LEWISTON – A touring group of women who worked in sweatshops producing goods for Wal-Mart stores will present a panel discussion at Bates College at 4 p.m. Tuesday in the Keck Classroom (G52) in Pettengill Hall, 4 Andrews Road.

The event is open to the public at no cost. Sponsored by the New World Coalition, a Bates student group advocating for social justice, the speaking tour was organized by the International Labor Rights Fund.

It is part of a campaign to hold Wal-Mart accountable for its use of sweatshop labor, said event organizer Erin Reed, a sophomore from Pembroke, Mass.

For more information, people can visit the International Labor Rights Fund Web site, www.laborrights.org or call (207) 777-7582.

The panel speakers are from the Philippines, Nicaragua and Colombia.

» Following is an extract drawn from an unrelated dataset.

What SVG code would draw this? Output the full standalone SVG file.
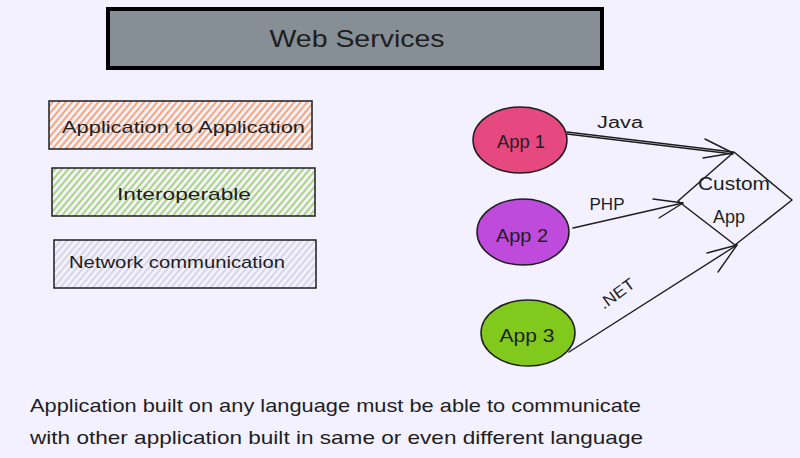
<svg xmlns="http://www.w3.org/2000/svg" width="800" height="458" viewBox="0 0 800 458">
<style>
.t{font-family:"Liberation Sans",Arial,sans-serif;fill:#1e1e1e;}
.box{stroke:#1e1e1e;stroke-width:1.5;}
.ln{stroke:#1e1e1e;stroke-width:1.4;fill:none;stroke-linecap:round;stroke-linejoin:round;}
</style>
<defs>
<pattern id="hOrange" width="5" height="5" patternUnits="userSpaceOnUse" patternTransform="rotate(40)">
<line x1="1" y1="0" x2="1" y2="5" stroke="#f9a36e" stroke-width="1.9"/>
</pattern>
<pattern id="hGreen" width="5" height="5" patternUnits="userSpaceOnUse" patternTransform="rotate(40)">
<line x1="1" y1="0" x2="1" y2="5" stroke="#a5d574" stroke-width="1.9"/>
</pattern>
<pattern id="hGray" width="5" height="5" patternUnits="userSpaceOnUse" patternTransform="rotate(40)">
<line x1="1" y1="0" x2="1" y2="5" stroke="#d6d5e4" stroke-width="1.9"/>
</pattern>
</defs>
<rect x="0" y="0" width="800" height="458" fill="#f3f0ff"/>

<g id="title">
<rect x="108" y="9" width="494" height="59" fill="#868e96" stroke="#000" stroke-width="4"/>
<text class="t" x="357" y="47" font-size="24" text-anchor="middle" textLength="175" lengthAdjust="spacingAndGlyphs">Web Services</text>
</g>

<g id="box-app2app">
<rect x="49" y="101" width="263" height="48" fill="url(#hOrange)" class="box"/>
<text class="t" x="62" y="133" font-size="17" textLength="243" lengthAdjust="spacingAndGlyphs">Application to Application</text>
</g>

<g id="box-interop">
<rect x="52" y="168" width="263" height="48" fill="url(#hGreen)" class="box"/>
<text class="t" x="117" y="200" font-size="17" textLength="134" lengthAdjust="spacingAndGlyphs">Interoperable</text>
</g>

<g id="box-network">
<rect x="54" y="240" width="262" height="48" fill="url(#hGray)" class="box"/>
<text class="t" x="69" y="268" font-size="17" textLength="216" lengthAdjust="spacingAndGlyphs">Network communication</text>
</g>

<g id="app1">
<ellipse cx="520" cy="140" rx="47" ry="33" fill="#e64980" stroke="#1e1e1e" stroke-width="1.5"/>
<text class="t" x="521" y="148" font-size="18" text-anchor="middle" textLength="48" lengthAdjust="spacingAndGlyphs">App 1</text>
</g>

<g id="app2">
<ellipse cx="523" cy="232" rx="46" ry="33" fill="#be4bdb" stroke="#1e1e1e" stroke-width="1.5"/>
<text class="t" x="522" y="242" font-size="18" text-anchor="middle" textLength="52" lengthAdjust="spacingAndGlyphs">App 2</text>
</g>

<g id="app3">
<ellipse cx="528" cy="333" rx="47" ry="33" fill="#82c91e" stroke="#1e1e1e" stroke-width="1.5"/>
<text class="t" x="527" y="342" font-size="18" text-anchor="middle" textLength="55" lengthAdjust="spacingAndGlyphs">App 3</text>
</g>

<g id="custom-app">
<polygon points="734,152 792,200 735,245 678,201" fill="none" stroke="#1e1e1e" stroke-width="1.5" stroke-linejoin="round"/>
<text class="t" x="734" y="190" font-size="18" text-anchor="middle" textLength="72" lengthAdjust="spacingAndGlyphs">Custom</text>
<text class="t" x="729" y="223" font-size="18" text-anchor="middle" textLength="32" lengthAdjust="spacingAndGlyphs">App</text>
</g>

<g id="connectors">
<path class="ln" d="M567,132 L733,152 M567,134 L733,154"/>
<path class="ln" d="M705,139 L733,153 L703,158"/>
<text class="t" x="620" y="128" font-size="16" text-anchor="middle" textLength="46" lengthAdjust="spacingAndGlyphs">Java</text>

<path class="ln" d="M573,228 L683,203"/>
<path class="ln" d="M653,199 L683,203 L659,218"/>
<text class="t" x="607" y="210" font-size="16" text-anchor="middle" textLength="35" lengthAdjust="spacingAndGlyphs">PHP</text>

<path class="ln" d="M569,352 L737,245"/>
<path class="ln" d="M707,253 L737,245 L718,272"/>
<text class="t" x="0" y="0" font-size="16" text-anchor="middle" textLength="40" lengthAdjust="spacingAndGlyphs" transform="translate(620,298) rotate(-36)">.NET</text>
</g>

<g id="caption">
<text class="t" x="30" y="412" font-size="19" textLength="611" lengthAdjust="spacingAndGlyphs">Application built on any language must be able to communicate</text>
<text class="t" x="30" y="444" font-size="19" textLength="613" lengthAdjust="spacingAndGlyphs">with other application built in same or even different language</text>
</g>
</svg>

They have worked in sweatshops that produce goods for No Boundaries, White Stag and Faded Glory Jeans to be sold in Wal-Mart stores, as well as at flower plantations owned by Dole, which sells nearly all its flowers at Wal-Mart stores, according to the organizers.

The Labor Rights Fund Web site states that factories that supply Wal-Mart have been associated with violations of overtime, minimum wage, health care and maternity leave laws.

“When the New World Coalition showed the documentary Wal-Mart: The High Cost of Low Price’ this fall, hundreds of people became aware of how powerful Wal-Mart is,” Reed says. “This panel will give a face and a voice to the people who have suffered as a result.”